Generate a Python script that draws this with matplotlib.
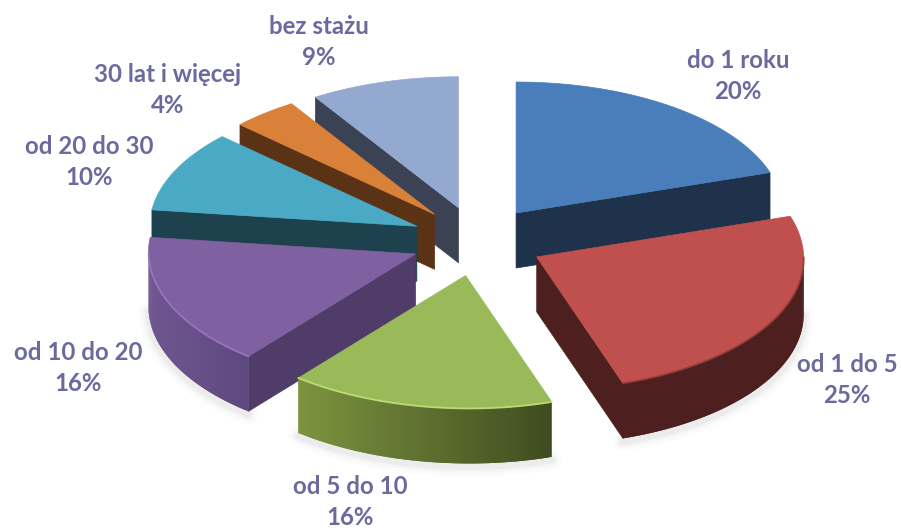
import matplotlib
matplotlib.use('Agg')
import matplotlib.pyplot as plt
import numpy as np

labels = ['do 1 roku', 'od 1 do 5', 'od 5 do 10', 'od 10 do 20', 'od 20 do 30', '30 lat i więcej', 'bez stażu']
shares = [20, 25, 16, 16, 10, 4, 9]

top_colors = ['#4a7eba', '#bf504d', '#9aba59', '#7f60a0', '#4aaac5', '#d98139', '#93a9d0']
cut_colors = ['#1e324c', '#4d1f1e', '#3f4c20', '#503c68', '#1d424d', '#5a3317', '#3a4254']
rim_left = ['#1e324c', '#4d1f1e', '#7c943f', '#6f5690', '#1d424d', '#5a3317', '#3a4254']
rim_right = ['#1e324c', '#4d1f1e', '#3f4c20', '#5f4880', '#1d424d', '#5a3317', '#3a4254']
edge_colors = [None, '#8a3836', '#c8e67e', '#9a7cc8', None, None, None]
label_xy = [(738, 76), (847, 380), (350, 502), (78, 368), (89, 162), (168, 90), (319, 42)]

# pie geometry, in pixels of the picture
cx, cy = 477, 241
rx, ry = 267, 131
ex, ey = 66.5, 34.6
depth = 55
shear = 0.03  # front of the pie leans a little to the right
draw_order = [6, 5, 0, 4, 3, 2, 1]

fig = plt.figure(figsize=(9.01, 5.30), dpi=100)
ax = fig.add_axes([0, 0, 1, 1])
ax.set_xlim(0, 901)
ax.set_ylim(530, 0)
ax.axis('off')

edges = np.cumsum([0] + shares) / sum(shares) * 2 * np.pi


def lean(x, y):
    return x + shear * np.maximum(y - cy, 0), y + 0.015 * np.maximum(y - cy, 0)


def rim_point(x0, y0, a):
    return lean(x0 + rx * np.sin(a), y0 - ry * np.cos(a))


def mix(c1, c2, t):
    c1 = np.array(matplotlib.colors.to_rgb(c1))
    c2 = np.array(matplotlib.colors.to_rgb(c2))
    return tuple(c1 + (c2 - c1) * t)


for i in draw_order:
    a0, a1 = edges[i], edges[i + 1]
    mid = (a0 + a1) / 2
    x0 = cx + ex * np.sin(mid)
    y0 = cy - ey * np.cos(mid)
    t = np.linspace(a0, a1, 80)
    xs, ys = rim_point(x0, y0, t)
    ax0, ay0 = lean(x0, y0)
    z = 2 + draw_order.index(i)

    # soft shadow under the visible part of the rim
    vis = (t > np.pi / 2) & (t < 3 * np.pi / 2)
    if vis.sum() > 1:
        for lw, al in [(14, 0.025), (9, 0.035), (5, 0.05)]:
            ax.plot(xs[vis], ys[vis] + depth + 3, color='#555555', lw=lw, alpha=al,
                    solid_capstyle='round', zorder=1)

    # flat cut faces that look towards the viewer
    for a, on in [(a0, a0 > np.pi), (a1, 0 < a1 < np.pi)]:
        if on:
            px, py = rim_point(x0, y0, a)
            ax.fill([ax0, px, px, ax0], [ay0, py, py + depth, ay0 + depth],
                    color=cut_colors[i], lw=0.5, zorder=z)

    # outer wall, split in overlapping strips for the gradient
    if vis.sum() > 1:
        vx, vy = xs[vis], ys[vis]
        xl, xr = vx.min(), vx.max()
        for k in range(len(vx) - 1):
            m = min(k + 2, len(vx) - 1)
            c = mix(rim_left[i], rim_right[i], ((vx[k] + vx[k + 1]) / 2 - xl) / (xr - xl))
            ax.fill([vx[k], vx[m], vx[m], vx[k]],
                    [vy[k], vy[m], vy[m] + depth, vy[k] + depth],
                    facecolor=c, edgecolor='none', zorder=z)

    # top of the slice
    ax.fill(np.r_[ax0, xs], np.r_[ay0, ys], color=top_colors[i], lw=0.5, zorder=z)
    if edge_colors[i] is not None and vis.sum() > 1:
        ax.plot(xs[vis], ys[vis], color=edge_colors[i], lw=1.3, alpha=0.8, zorder=z)

for name, val, (lx, ly) in zip(labels, shares, label_xy):
    ax.text(lx, ly, name + '\n' + str(val) + '%', ha='center', va='center', color='#6a6a9f',
            fontsize=17.3, fontweight='bold', family='Lato', linespacing=1.42, zorder=20)

fig.savefig('out.png', dpi=100)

WORK REQUIRED
Everything from the top line of the data down to and including the line with "shares = [20, 25, 16, 16, 10, 4, 9]" is to be copied, except the pictures.

COMPLETE ANSWER
Generate a Python script that draws this with matplotlib.
import matplotlib
matplotlib.use('Agg')
import matplotlib.pyplot as plt
import numpy as np

labels = ['do 1 roku', 'od 1 do 5', 'od 5 do 10', 'od 10 do 20', 'od 20 do 30', '30 lat i więcej', 'bez stażu']
shares = [20, 25, 16, 16, 10, 4, 9]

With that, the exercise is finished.